Central Theme: The article analyzes whether China’s extensive holdings of US Treasury bonds represent a powerful financial weapon (“nuclear option”) it could realistically deploy against the US, particularly as retaliation in a trade war scenario initiated by tariffs under the Trump administration.
Key Points & Arguments:
- The Trigger & Speculation: A sharp drop in US bond prices (and rise in yields) in April 2025 coincided with escalating US-China tariffs under Trump. This fueled speculation that Beijing was selling Treasuries as retaliation, possibly prompting Trump’s subsequent partial tariff exemptions on electronics. However, immediate confirmation is impossible, as data lags.
- China’s Holdings: China holds the world’s largest foreign reserves (approx. $3.2 trillion). While official direct holdings of US Treasuries have declined from a peak of $1.3T in 2013 to around $760B in Jan 2025 (making Japan the largest official holder), experts believe China holds substantial additional amounts indirectly via custodians in countries like Belgium and Luxembourg, possibly keeping total exposure relatively stable but less visible.
- Diminishing Leverage: Even assuming large hidden holdings (perhaps $1T total), China’s influence is diluted by the massive growth in US debt (marketable debt rising from $13.1T in 2015 to $28.9T in 2024). China’s share (now estimated around 3.4%) is smaller relative to the market’s size and daily trading volumes (~$900B-$1.5T).
- Limited Impact & Countermeasures: Analysts estimate even a large sell-off (e.g., $300B) would only moderately increase yields short-term. The US Federal Reserve would likely intervene by buying bonds (as in 2020) to stabilize the market, though this could complicate inflation control and weaken the dollar.

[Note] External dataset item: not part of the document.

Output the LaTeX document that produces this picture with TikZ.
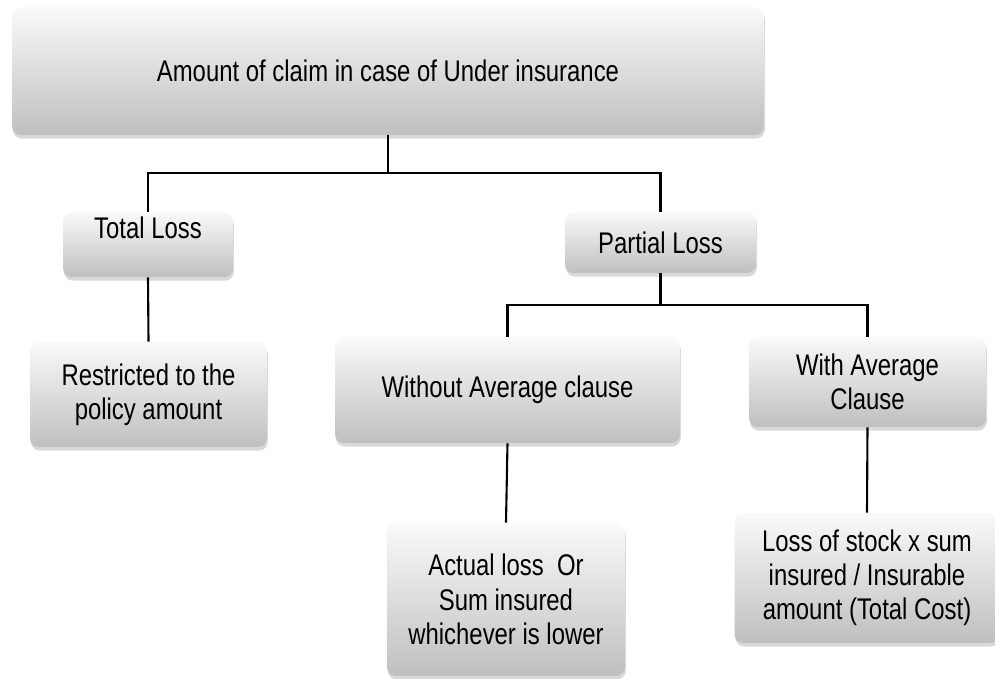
\documentclass[tikz,border=0pt]{standalone}
\usepackage{fontspec}
\setmainfont{Liberation Sans}[FakeStretch=0.8]
\usepackage{xcolor}
\usepackage{tikz}
\usetikzlibrary{shadows}

\tikzset{
  box/.style={rectangle, rounded corners=5pt, inner sep=0pt, align=center,
    top color=black!2, bottom color=black!25,
    drop shadow={shadow xshift=0.5pt, shadow yshift=-2pt, opacity=.3},
    font=\fontsize{17}{19.5}\selectfont},
  link/.style={line width=1.2pt, black}
}

\begin{document}
\begin{tikzpicture}[x=0.02cm, y=-0.02cm]
\useasboundingbox (0,0) rectangle (995,679);
%\draw[help lines] (0,0) grid[step=50] (995,679);
\path (0,0)
(388,71) node(top) [box, minimum width=15.04cm, minimum height=2.56cm] {Amount of claim in case of Under insurance}
(148,244.5) node(total) [box, minimum width=3.4cm, minimum height=1.3cm] {Total Loss\\ \mbox{}}
(660.5,242.5) node(partial) [box, minimum width=3.82cm, minimum height=1.22cm] {Partial Loss}
(148.5,394.5) node(restr) [box, minimum width=4.74cm, minimum height=2.1cm] {Restricted to the\\policy amount}
(507.5,390) node(without) [box, minimum width=6.9cm, minimum height=2.12cm] {Without Average clause}
(867.5,382) node(with) [box, minimum width=4.74cm, minimum height=1.8cm] {With Average\\Clause}
(506,599.5) node(actual) [box, minimum width=4.76cm, minimum height=3.06cm] {Actual loss~ Or\\Sum insured\\whichever is lower}
(867,578) node(stock) [box, minimum width=5.3cm, minimum height=2.6cm] {Loss of stock x sum\\insured / Insurable\\amount (Total Cost)};

\coordinate (split1) at (388,173);
\coordinate (split2) at (660.5,305);

\draw[link] (top.south) -- (split1);
\draw[link] (split1) -| (total.north);
\draw[link] (split1) -| (partial.north);
\draw[link] (total.south) -- (restr.north);
\draw[link] (partial.south) -- (split2);
\draw[link] (split2) -| (without.north);
\draw[link] (split2) -| (with.north);
\draw[link] (without.south) -- (actual.north);
\draw[link] (with.south) -- (stock.north);
\end{tikzpicture}
\end{document}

Furthermore, the US could potentially retaliate with severe measures like freezing Chinese assets held by US banks.
- Self-Inflicted Damage: A mass sell-off would significantly harm China. It would devalue its own vast remaining dollar reserves. Selling dollars to repatriate funds would strengthen the Renminbi, hurting Chinese exports already suffering from tariffs – an act described as “autosabotage”. Exchanging dollars for other currencies would be difficult without causing major appreciation in those currencies.
- The Debtor’s Advantage: The situation reflects Keynes’ idea: owing a million means the *bank* has a problem. The US, as the large debtor, holds significant leverage over China, its creditor.
Conclusion:
The article concludes that China’s ability to use its US Treasury holdings as a potent financial weapon is largely overestimated and likely a “dud” (“niewypał”). The potential market impact is limited and likely to be countered, while the risks of US retaliation and severe self-inflicted economic and financial damage make a large-scale sell-off highly improbable and strategically unwise for Beijing. China’s dollar accumulation stems more from managing trade surpluses and its currency value than from acquiring a readily usable weapon.